The vessel's only blueprint was a shipwright's jotted formula that was more his rule of 16th-Century thumb.
The bredth is arbitrarie, ye depth must never be more then 1/2 ye bredth, nor less than ... the length never less then double ye bredth nore more then treble. . ..
Yet there were paintings and manuscripts of the ship, Flemish seascapes and English engravings to examine and cull. Her original berth in London was known and that could be measured to decide length overall. The Pepys Library at Cambridge University yielded some scraps of evidence. More fragments were found at the National Maritime Museum at Greenwich, England.
And in 1973--to Elizabethan music and the quiet pride of her architect, Loring Norgaard of San Francisco--a perfect replica of Sir Francis Drake's galleon, the Golden Hinde, slithered into a launching at Appledore, Devon.
The reproduction has since clearly outsailed the original.
The first Golden Hinde--an oak-walled, three-masted, 22-gun warship that in 1579 brought Drake to the California he called Nova Albion--completed just one circumnavigation before being lost to rot and dismantling.
The second Golden Hinde--authentic from her cast-iron culverins through oakum caulking to flax sails--has been around the world, visited San Francisco to celebrate the 400th anniversary of Drake's California landing, sailed to Japan to star in a television miniseries, recrossed the Atlantic for a tour of the British Isles, returned to North America for Expo '86 in Vancouver. . . .
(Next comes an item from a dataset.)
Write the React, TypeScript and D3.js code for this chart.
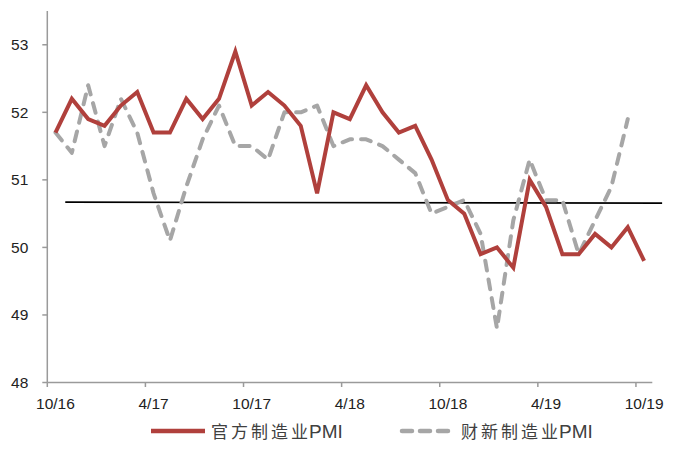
import React from "react";
import * as d3 from "d3";

// Monthly manufacturing PMI, Oct 2016 – Oct 2019
const months = [
  "10/16", "11/16", "12/16", "1/17", "2/17", "3/17", "4/17", "5/17", "6/17", "7/17", "8/17", "9/17",
  "10/17", "11/17", "12/17", "1/18", "2/18", "3/18", "4/18", "5/18", "6/18", "7/18", "8/18", "9/18",
  "10/18", "11/18", "12/18", "1/19", "2/19", "3/19", "4/19", "5/19", "6/19", "7/19", "8/19", "9/19",
  "10/19",
];

const officialPMI = [
  51.7, 52.2, 51.9, 51.8, 52.1, 52.3, 51.7, 51.7, 52.2, 51.9, 52.2, 52.9,
  52.1, 52.3, 52.1, 51.8, 50.8, 52.0, 51.9, 52.4, 52.0, 51.7, 51.8, 51.3,
  50.7, 50.5, 49.9, 50.0, 49.7, 51.0, 50.6, 49.9, 49.9, 50.2, 50.0, 50.3,
  49.8,
];

const caixinPMI = [
  51.7, 51.4, 52.4, 51.5, 52.2, 51.7, 50.8, 50.1, 50.9, 51.6, 52.1, 51.5,
  51.5, 51.3, 52.0, 52.0, 52.1, 51.5, 51.6, 51.6, 51.5, 51.3, 51.1, 50.5,
  50.6, 50.7, 50.2, 48.8, 50.4, 51.3, 50.7, 50.7, 49.9, 50.4, 50.9, 51.9,
];

// Horizontal reference line: [month position, value] at each end
const refLine: [number, number][] = [
  [1.1, 50.67],
  [37.6, 50.655],
];

const yTicks = [48, 49, 50, 51, 52, 53];
const xTickEvery = 6;

const seriesNames = ["官方制造业", "财新制造业"];

const RED = "#B0403C";
const GRAY = "#A6A6A6";
const AXIS = "#9A9A9A";
const FONT = "'Liberation Sans', Arial, sans-serif";
const CJK = "'Noto Sans CJK SC', 'Liberation Sans', sans-serif";

function LegendLabel({ x, y, name }: { x: number; y: number; name: string }) {
  const head = name.slice(0, -1);
  const last = name.slice(-1);
  return (
    <text x={x} y={y} fill="#404040">
      <tspan fontFamily={CJK} fontSize={17} letterSpacing={3}>
        {head}
      </tspan>
      <tspan fontFamily={CJK} fontSize={17}>
        {last}
      </tspan>
      <tspan fontFamily={FONT} fontSize={19} dx={1}>
        PMI
      </tspan>
    </text>
  );
}

export default function App() {
  const width = 682;
  const height = 456;

  const x = d3.scaleLinear().domain([0, months.length]).range([47.3, 652.3]);
  const y = d3.scaleLinear().domain([48, 53.5]).range([382.5, 11]);

  const lineGen = d3
    .line<number>()
    .x((_, i) => x(i + 0.5))
    .y((d) => y(d))
    .curve(d3.curveLinear);

  const refGen = d3
    .line<[number, number]>()
    .x((d) => x(d[0]))
    .y((d) => y(d[1]));

  const tickIdx = d3.range(0, months.length, xTickEvery);

  return (
    <svg
      width={width}
      height={height}
      style={{ position: "absolute", left: 0, top: 0, background: "#fff" }}
    >
      {/* y axis */}
      <line x1={x(0)} x2={x(0)} y1={y(53.5)} y2={y(48)} stroke={AXIS} strokeWidth={1.5} />
      {yTicks.map((t) => (
        <g key={t}>
          <line x1={x(0) - 5} x2={x(0)} y1={y(t)} y2={y(t)} stroke={AXIS} strokeWidth={1.5} />
          <text
            x={x(0) - 19}
            y={y(t) + 5.5}
            textAnchor="end"
            fontFamily={FONT}
            fontSize={15.5}
            fill="#222"
          >
            {t}
          </text>
        </g>
      ))}

      {/* x axis */}
      <line x1={x(0)} x2={x(months.length)} y1={y(48)} y2={y(48)} stroke={AXIS} strokeWidth={1.5} />
      {tickIdx.map((i) => (
        <g key={i}>
          <line x1={x(i)} x2={x(i)} y1={y(48)} y2={y(48) + 4.5} stroke={AXIS} strokeWidth={1.5} />
          <text
            x={x(i + 0.5)}
            y={y(48) + 26}
            textAnchor="middle"
            fontFamily={FONT}
            fontSize={15.5}
            fill="#222"
          >
            {months[i]}
          </text>
        </g>
      ))}

      {/* reference line */}
      <path d={refGen(refLine) ?? ""} fill="none" stroke="#000" strokeWidth={1.6} />

      {/* Caixin PMI */}
      <path
        d={lineGen(caixinPMI) ?? ""}
        fill="none"
        stroke={GRAY}
        strokeWidth={4}
        strokeDasharray="10 9"
        strokeLinecap="round"
        strokeLinejoin="round"
      />

      {/* Official PMI */}
      <path
        d={lineGen(officialPMI) ?? ""}
        fill="none"
        stroke={RED}
        strokeWidth={4}
        strokeLinejoin="miter"
      />

      {/* legend */}
      <g>
        <line x1={151} x2={205} y1={431} y2={431} stroke={RED} strokeWidth={4.5} />
        <LegendLabel x={211} y={437.5} name={seriesNames[0]} />
        <line
          x1={402}
          x2={452}
          y1={431}
          y2={431}
          stroke={GRAY}
          strokeWidth={4.5}
          strokeDasharray="10 8"
          strokeLinecap="round"
        />
        <LegendLabel x={461} y={437.5} name={seriesNames[1]} />
      </g>
    </svg>
  );
}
And currently, the Hinde, all 100 wooden tons and 100 stocky feet of her, is berthed at Ventura Harbor and will be on public display until May 19. Then she sails for San Pedro and Marina del Rey and Long Beach and San Diego. . . .
"We're on a four-year meander around the United States," said Sue Quinn, able-bodied seaperson, lay historian and publicist for the Hinde. "We've done about 23 ports down the West Coast from Canada. . . . We'll spend the summer in Southern California, then through the Panama Canal to Texas and end up in the Great Lakes.
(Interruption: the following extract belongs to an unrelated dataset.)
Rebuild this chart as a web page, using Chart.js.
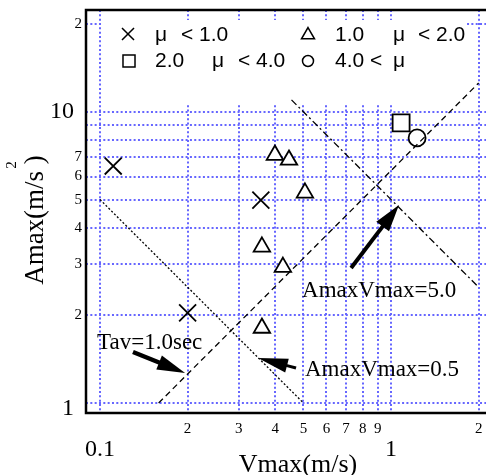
<!DOCTYPE html>
<html>
<head>
<meta charset="utf-8">
<script src="https://cdn.jsdelivr.net/npm/chart.js@4/dist/chart.umd.min.js"></script>
<style>
html, body { margin: 0; padding: 0; background: #fff; overflow: hidden; }
#wrap { position: relative; width: 486px; height: 475px; }
</style>
</head>
<body>
<div id="wrap"><canvas id="myCanvas"></canvas></div>
<script>
// measured points, Vmax (m/s) vs Amax (m/s^2)
const vmaxLow = [0.111, 0.2, 0.357];          // mu < 1.0
const amaxLow = [6.52, 2.04, 4.98];
const vmaxMid = [0.399, 0.446, 0.506, 0.36, 0.425, 0.36];   // 1.0 - 2.0
const amaxMid = [7.11, 6.84, 5.27, 3.44, 2.93, 1.81];
const vmaxHigh = [1.083];                     // 2.0 - 4.0
const amaxHigh = [9.17];
const vmaxTop = [1.229];                      // 4.0 < mu
const amaxTop = [8.14];

// reference lines (end points)
const tavV = [0.159, 2.0];
const tavA = [1.0, 12.57];
const prod05V = [0.1, 0.5];
const prod05A = [5.0, 1.0];
const prod50V = [0.455, 2.0];
const prod50A = [11.0, 2.5];

// axis ticks
const xTickVals = [0.1, 0.2, 0.3, 0.4, 0.5, 0.6, 0.7, 0.8, 0.9, 1, 2];
const xTickLabels = ['0.1', '2', '3', '4', '5', '6', '7', '8', '9', '1', '2'];
const yTickVals = [1, 2, 3, 4, 5, 6, 7, 8, 9, 10, 20];
const yTickLabels = ['1', '2', '3', '4', '5', '6', '7', '', '', '10', '2'];
const bigLabels = ['0.1', '1', '10'];

// arrows and notes (data coords)
const arrowFromV = [0.1298, 0.4716, 0.729];
const arrowFromA = [1.497, 1.319, 2.91];
const arrowToV = [0.196, 0.349, 1.065];
const arrowToA = [1.268, 1.428, 4.79];
const noteText = ['Tav=1.0sec', 'AmaxVmax=5.0', 'AmaxVmax=0.5'];
const noteV = [0.0977, 0.4945, 0.506];
const noteA = [1.607, 2.426, 1.298];

const pts = (xs, ys) => xs.map((x, i) => ({x: x, y: ys[i]}));

const SERIF = '"Liberation Serif", "DejaVu Serif", serif';
const SANS = '"Liberation Sans", Arial, sans-serif';

function arrow(ctx, x0, y0, x1, y1, headLen, headW, lw) {
  const ang = Math.atan2(y1 - y0, x1 - x0);
  const bx = x1 - headLen * Math.cos(ang), by = y1 - headLen * Math.sin(ang);
  ctx.strokeStyle = '#000';
  ctx.fillStyle = '#000';
  ctx.lineWidth = lw;
  ctx.setLineDash([]);
  ctx.beginPath();
  ctx.moveTo(x0, y0);
  ctx.lineTo(bx + 2 * Math.cos(ang), by + 2 * Math.sin(ang));
  ctx.stroke();
  ctx.beginPath();
  ctx.moveTo(x1, y1);
  ctx.lineTo(bx + headW * Math.sin(ang), by - headW * Math.cos(ang));
  ctx.lineTo(bx - headW * Math.sin(ang), by + headW * Math.cos(ang));
  ctx.closePath();
  ctx.fill();
}

const decor = {
  id: 'decor',
  beforeDatasetsDraw(chart) {
    // white legend box sits over the grid
    const ctx = chart.ctx;
    ctx.save();
    ctx.fillStyle = '#fff';
    ctx.fillRect(103, 20, 363, 83);
    ctx.restore();
  },
  afterDatasetsDraw(chart) {
    const ctx = chart.ctx;
    const xs = chart.scales.x, ys = chart.scales.y;
    const a = chart.chartArea;
    ctx.save();

    // frame: left, bottom, top
    ctx.strokeStyle = '#000';
    ctx.lineWidth = 2.5;
    ctx.beginPath();
    ctx.moveTo(a.right + 2, a.top);
    ctx.lineTo(a.left, a.top);
    ctx.lineTo(a.left, a.bottom);
    ctx.lineTo(a.right + 2, a.bottom);
    ctx.stroke();

    // arrows
    const heads = [[28, 7.5, 4.5], [30, 7, 3], [27, 8, 4]];
    for (let i = 0; i < arrowFromV.length; i++) {
      arrow(ctx,
        xs.getPixelForValue(arrowFromV[i]), ys.getPixelForValue(arrowFromA[i]),
        xs.getPixelForValue(arrowToV[i]), ys.getPixelForValue(arrowToA[i]),
        heads[i][0], heads[i][1], heads[i][2]);
    }

    // notes
    ctx.fillStyle = '#000';
    ctx.font = '23px ' + SERIF;
    ctx.textAlign = 'left';
    ctx.textBaseline = 'middle';
    noteText.forEach((t, i) => {
      ctx.fillText(t, xs.getPixelForValue(noteV[i]), ys.getPixelForValue(noteA[i]));
    });

    // tick labels
    xTickVals.forEach((v, i) => {
      const lab = xTickLabels[i];
      const big = bigLabels.includes(lab) && v <= 1;
      ctx.font = (big ? '24px ' : '15px ') + SERIF;
      ctx.textAlign = 'center';
      ctx.fillText(lab, xs.getPixelForValue(v), big ? 450 : 429);
    });
    yTickVals.forEach((v, i) => {
      const lab = yTickLabels[i];
      if (!lab) return;
      const big = (v === 1 || v === 10);
      ctx.font = (big ? '24px ' : '15px ') + SERIF;
      ctx.textAlign = 'right';
      let yy = ys.getPixelForValue(v);
      if (v === 1) yy += 6;
      ctx.fillText(lab, big ? 74 : 82, yy);
    });

    // axis titles
    ctx.textBaseline = 'alphabetic';
    ctx.textAlign = 'center';
    ctx.font = '26px ' + SERIF;
    ctx.fillText('Vmax(m/s)', 298, 472);
    ctx.save();
    ctx.translate(43, 220);
    ctx.rotate(-Math.PI / 2);
    ctx.font = '27px ' + SERIF;
    ctx.fillText('Amax(m/s )', 0, 0);
    ctx.font = '15px ' + SERIF;
    ctx.textBaseline = 'middle';
    ctx.fillText('2', 55, -31);
    ctx.restore();

    // legend
    const drawPt = Chart.helpers.drawPoint;
    ctx.strokeStyle = '#000';
    ctx.fillStyle = '#fff';
    ctx.lineWidth = 1.5;
    drawPt(ctx, {pointStyle: 'crossRot', radius: 8.5, rotation: 0, borderWidth: 1.5}, 128, 34);
    drawPt(ctx, {pointStyle: 'triangle', radius: 7.5, rotation: 0, borderWidth: 1.5}, 308, 35);
    drawPt(ctx, {pointStyle: 'rect', radius: 8.5, rotation: 0, borderWidth: 1.5}, 129, 61);
    drawPt(ctx, {pointStyle: 'circle', radius: 5.5, rotation: 0, borderWidth: 1.5}, 308, 61);
    ctx.fillStyle = '#000';
    ctx.font = '21px ' + SANS;
    ctx.textAlign = 'left';
    ctx.textBaseline = 'middle';
    const leg = [
      ['μ', 155, 35], ['< 1.0', 181, 35],
      ['1.0', 335, 35], ['μ', 393, 35], ['< 2.0', 418, 35],
      ['2.0', 155, 61], ['μ', 212, 61], ['< 4.0', 238, 61],
      ['4.0 <', 335, 61], ['μ', 393, 61]
    ];
    leg.forEach(l => ctx.fillText(l[0], l[1], l[2]));
    ctx.restore();
  }
};

const pointDs = (data, style, r) => ({
  data: data,
  pointStyle: style,
  pointRadius: r,
  pointHoverRadius: r,
  borderColor: '#000',
  backgroundColor: '#fff',
  pointBorderWidth: 1.8,
  showLine: false,
  order: 2
});
const lineDs = (data, dash) => ({
  data: data,
  showLine: true,
  pointRadius: 0,
  borderColor: '#000',
  borderWidth: 1.3,
  borderDash: dash,
  fill: false,
  order: 1
});

const ctx = document.getElementById('myCanvas');
ctx.width = 486;
ctx.height = 475;

const gridOpts = {color: '#6666ff', lineWidth: 2, drawTicks: false};

new Chart(ctx, {
  type: 'scatter',
  data: {
    datasets: [
      pointDs(pts(vmaxLow, amaxLow), 'crossRot', 12),
      pointDs(pts(vmaxMid, amaxMid), 'triangle', 9.5),
      pointDs(pts(vmaxHigh, amaxHigh), 'rect', 12),
      pointDs(pts(vmaxTop, amaxTop), 'circle', 8.5),
      lineDs(pts(tavV, tavA), [6, 4]),
      lineDs(pts(prod05V, prod05A), [2, 2]),
      lineDs(pts(prod50V, prod50A), [7, 3, 2, 3])
    ]
  },
  options: {
    responsive: false,
    animation: false,
    events: [],
    layout: {autoPadding: false, padding: {left: 86, top: 10, right: 0, bottom: 62}},
    plugins: {legend: {display: false}, tooltip: {enabled: false}},
    scales: {
      x: {
        type: 'logarithmic',
        bounds: 'data',
        min: 0.0895,
        max: 2.12,
        afterBuildTicks: s => { s.ticks = xTickVals.map(v => ({value: v})); },
        ticks: {display: false},
        grid: gridOpts,
        border: {display: false, dash: [2, 2.33]}
      },
      y: {
        type: 'logarithmic',
        bounds: 'data',
        min: 0.924,
        max: 22.4,
        afterBuildTicks: s => { s.ticks = yTickVals.map(v => ({value: v})); },
        ticks: {display: false},
        grid: gridOpts,
        border: {display: false, dash: [2, 2.33]}
      }
    }
  },
  plugins: [decor]
});
</script>
</body>
</html>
"Eventually, we'll sail back to England to become, we hope, a national exhibit."
The Hinde is owned by two Englishmen, Roddy Coleman and John Carter, who alternate as on-board managers of the tour, its 20-person crew and Sea Surveyor, the galleon's mother ship.
Coleman and Carter aren't in it for the bucks. Or the pounds. "We have no financial sponsorship, no government aid and we're totally dependent on public support through the money we get from tours of the ship," Quinn explained. "We hover at times, but we survive."
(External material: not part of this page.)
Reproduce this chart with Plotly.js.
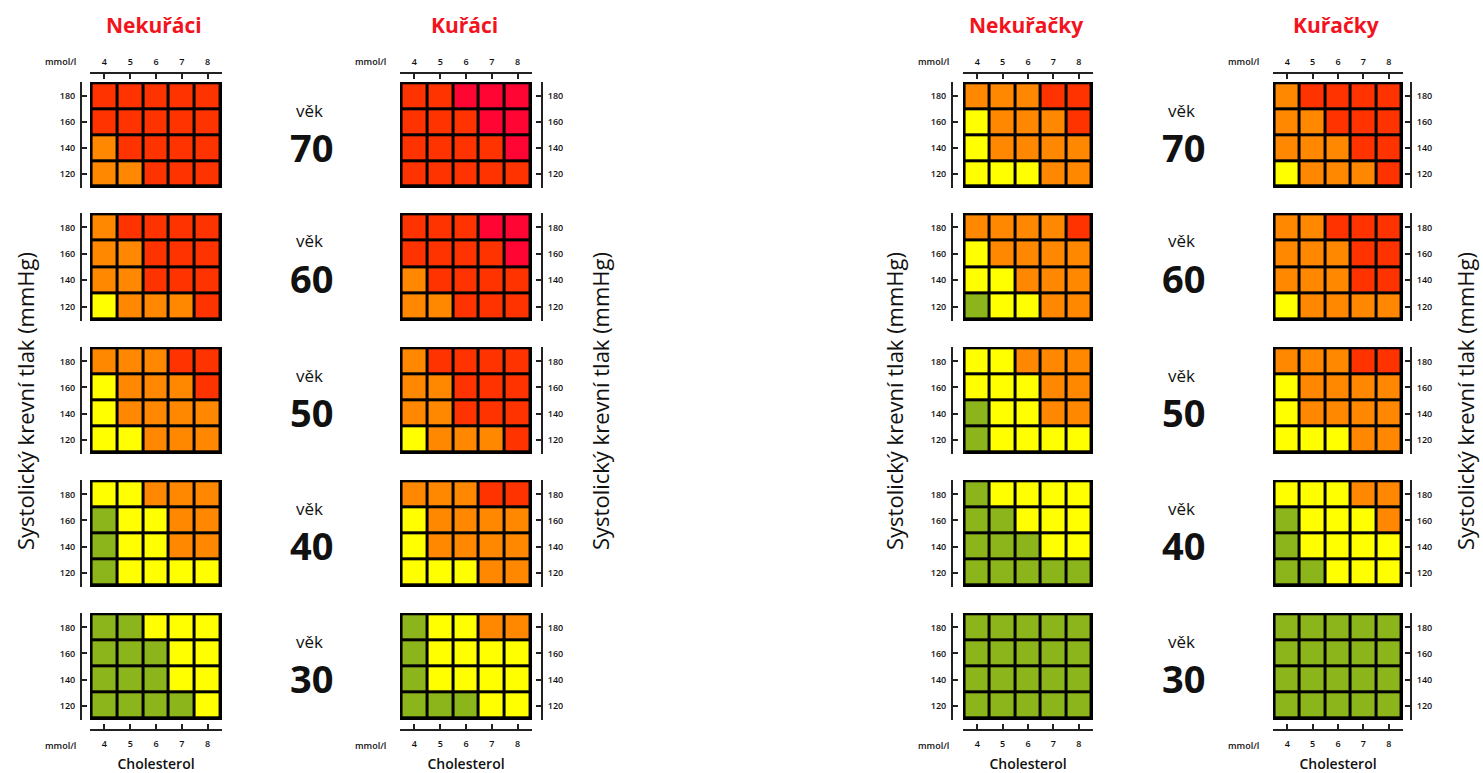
<!DOCTYPE html>
<html>
<head>
<meta charset="utf-8">
<script src="https://cdn.plot.ly/plotly-3.0.1.min.js"></script>
<style>html,body{margin:0;padding:0;background:#fff;}#chart{width:1483px;height:773px;}</style>
</head>
<body>
<div id="chart"></div>
<script>
// ---- data ----
const groupNames = ['Nekuřáci', 'Kuřáci', 'Nekuřačky', 'Kuřačky'];
const ages = [70, 60, 50, 40, 30];
const cholesterol = [4, 5, 6, 7, 8];
const pressure = [180, 160, 140, 120];           // rows top -> bottom
// risk level: 0 green, 1 yellow, 2 orange, 3 red, 4 crimson
const riskNekuraci = [
  [[3,3,3,3,3],[3,3,3,3,3],[2,3,3,3,3],[2,2,3,3,3]],
  [[2,3,3,3,3],[2,2,3,3,3],[2,2,3,3,3],[1,2,2,2,3]],
  [[2,2,2,3,3],[1,2,2,2,3],[1,2,2,2,2],[1,1,2,2,2]],
  [[1,1,2,2,2],[0,1,1,2,2],[0,1,1,2,2],[0,1,1,1,1]],
  [[0,0,1,1,1],[0,0,0,1,1],[0,0,0,1,1],[0,0,0,0,1]]
];
const riskKuraci = [
  [[3,3,4,4,4],[3,3,3,4,4],[3,3,3,3,4],[3,3,3,3,3]],
  [[3,3,3,4,4],[3,3,3,3,4],[2,3,3,3,3],[2,2,3,3,3]],
  [[2,3,3,3,3],[2,2,3,3,3],[2,2,3,3,3],[1,2,2,2,3]],
  [[2,2,2,3,3],[1,2,2,2,2],[1,2,2,2,2],[1,1,1,2,2]],
  [[0,1,1,2,2],[0,1,1,1,1],[0,1,1,1,1],[0,0,0,1,1]]
];
const riskNekuracky = [
  [[2,2,2,3,3],[1,2,2,2,3],[1,2,2,2,2],[1,1,1,2,2]],
  [[2,2,2,2,3],[1,2,2,2,2],[1,1,2,2,2],[0,1,1,2,2]],
  [[1,1,2,2,2],[1,1,1,2,2],[0,1,1,2,2],[0,1,1,1,1]],
  [[0,1,1,1,1],[0,0,1,1,1],[0,0,0,1,1],[0,0,0,0,0]],
  [[0,0,0,0,0],[0,0,0,0,0],[0,0,0,0,0],[0,0,0,0,0]]
];
const riskKuracky = [
  [[2,3,3,3,3],[2,2,3,3,3],[2,2,2,3,3],[1,2,2,2,3]],
  [[2,2,3,3,3],[2,2,2,3,3],[2,2,2,3,3],[1,2,2,2,2]],
  [[2,2,2,3,3],[1,2,2,2,2],[1,2,2,2,2],[1,1,1,2,2]],
  [[1,1,1,2,2],[0,1,1,1,2],[0,1,1,1,1],[0,0,1,1,1]],
  [[0,0,0,0,0],[0,0,0,0,0],[0,0,0,0,0],[0,0,0,0,0]]
];
const riskData = [riskNekuraci, riskKuraci, riskNekuracky, riskKuracky];
const levelColors = ['#8cb51c', '#ffff00', '#ff8800', '#ff3300', '#ff0533'];

// ---- layout geometry (pixels) ----
const W = 1483, H = 773;
const colX = [[90,222],[400,532],[963,1093],[1273,1403]];
const rowY = [[82,188],[213,321],[347,454],[480,587],[613,720]];
const yLineX = [81, 542, 952, 1411];
const ySide = ['left','right','left','right'];
const topLineY = 73, bottomLineY = 730;
const fx = px => px / W, fy = py => 1 - py / H;

const colorscale = levelColors.map((c, i) => [i / (levelColors.length - 1), c]);
const tickFont = {family: 'Open Sans, sans-serif', size: 9, color: '#111', weight: 600};

function note(px, py, text, font, extra) {
  return Object.assign({
    xref: 'paper', yref: 'paper', x: fx(px), y: fy(py),
    xanchor: 'center', yanchor: 'middle', borderpad: 0,
    text: text, showarrow: false, font: font
  }, extra || {});
}

const traces = [];
const layout = {
  width: W, height: H,
  margin: {l: 0, r: 0, t: 0, b: 0},
  paper_bgcolor: '#ffffff',
  plot_bgcolor: '#000000',
  showlegend: false,
  annotations: []
};

for (let g = 0; g < 4; g++) {
  for (let a = 0; a < ages.length; a++) {
    const idx = g * ages.length + a + 1;
    traces.push({
      type: 'heatmap',
      x: cholesterol, y: pressure, z: riskData[g][a],
      zmin: 0, zmax: 4, colorscale: colorscale, showscale: false,
      xgap: 3, ygap: 3,
      xaxis: 'x' + idx, yaxis: 'y' + idx,
      hovertemplate: groupNames[g] + ', věk ' + ages[a] + '<br>cholesterol %{x} mmol/l<br>tlak %{y} mmHg<extra></extra>'
    });
    const xa = {
      domain: [fx(colX[g][0]), fx(colX[g][1])],
      range: [3.44, 8.56], showgrid: false, zeroline: false, fixedrange: true
    };
    if (a === 0 || a === ages.length - 1) {
      Object.assign(xa, {
        anchor: 'free', side: a === 0 ? 'top' : 'bottom',
        position: a === 0 ? fy(topLineY) : fy(bottomLineY),
        showline: true, linecolor: '#222', linewidth: 2,
        ticks: 'inside', ticklen: 5, tickwidth: 2, tickcolor: '#222',
        tickvals: cholesterol, tickfont: tickFont,
        ticklabelstandoff: a === 0 ? 3 : 5
      });
      if (a === ages.length - 1) {
        xa.title = {text: 'Cholesterol', font: {family: 'Open Sans, sans-serif', size: 14, color: '#111', weight: 600}, standoff: 9};
      }
    } else {
      xa.visible = false;
      xa.anchor = 'y' + idx;
    }
    layout['xaxis' + idx] = xa;
    layout['yaxis' + idx] = {
      domain: [fy(rowY[a][1]), fy(rowY[a][0])],
      range: [109, 191], anchor: 'free', position: fx(yLineX[g]), side: ySide[g],
      showgrid: false, zeroline: false, fixedrange: true,
      showline: true, linecolor: '#222', linewidth: 2,
      ticks: 'inside', ticklen: 5, tickwidth: 2, tickcolor: '#222',
      tickvals: [120, 140, 160, 180], tickfont: tickFont, ticklabelstandoff: 3
    };
  }
  // group titles
  layout.annotations.push(note((colX[g][0] + colX[g][1]) / 2 - 2, 25, '<b>' + groupNames[g] + '</b>',
    {family: 'Open Sans, sans-serif', size: 21, color: '#f2131d'}));
  // mmol/l labels
  [62, 745].forEach(py => layout.annotations.push(note(colX[g][0] - 30, py, 'mmol/l', tickFont)));
}

// y-axis titles
const yTitleX = [25, 600, 894, 1465];
yTitleX.forEach(px => layout.annotations.push(note(px, 401, 'Systolický krevní tlak (mmHg)',
  {family: 'Open Sans, sans-serif', size: 22, color: '#111'}, {textangle: -90})));

// age labels
const ageLabelX = [311, 1183];
ageLabelX.forEach(px => {
  ages.forEach((age, a) => {
    const top = rowY[a][0];
    layout.annotations.push(note(px - 2, top + 28, 'věk',
      {family: 'Open Sans, sans-serif', size: 17, color: '#111'}));
    layout.annotations.push(note(px, top + 65, '<b>' + age + '</b>',
      {family: 'Open Sans, sans-serif', size: 38, color: '#111'}));
  });
});

Plotly.newPlot('chart', traces, layout, {displayModeBar: false});
</script>
</body>
</html>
Then why do it? Because the owners are altruists who believe in the romance of square-rigged seamanship and the magnificence of Drake's achievement.
Here, they say, is an exquisite replica of his vehicle.
Here, there, everywhere, they believe, are young minds and questing adults who still might be inspired by Drake's example.
"The Hinde may have been re-created to keep history alive," Quinn added. "But what we have now, by sailing her, by touring her, is a living history."
Such life comes from the obvious accuracy of the reproduction. That's real pitch on genuine Italian hemp rigging. The masts are fir and the ribs are oak and their construction scars came from a hand-swung adz. Drake's cabin was reconstructed from historical descriptions of its size and furnishings.
The cannons fire. Halberds and pikes hang on the lower deck. So do lanterns and grappling hooks in this cramped battle station just tall enough for powder monkeys. All is as it was. Right down to a period crucifix on the main deck where Drake was knighted by Queen Elizabeth I. Even to the Elizabethan spelling of "Hinde."
It's a shock to hear a telephone ring.
"Good morning," Quinn answers. "Golden Hinde."
I'd bet a doubloon to a doublet it was Liz asking for Frank.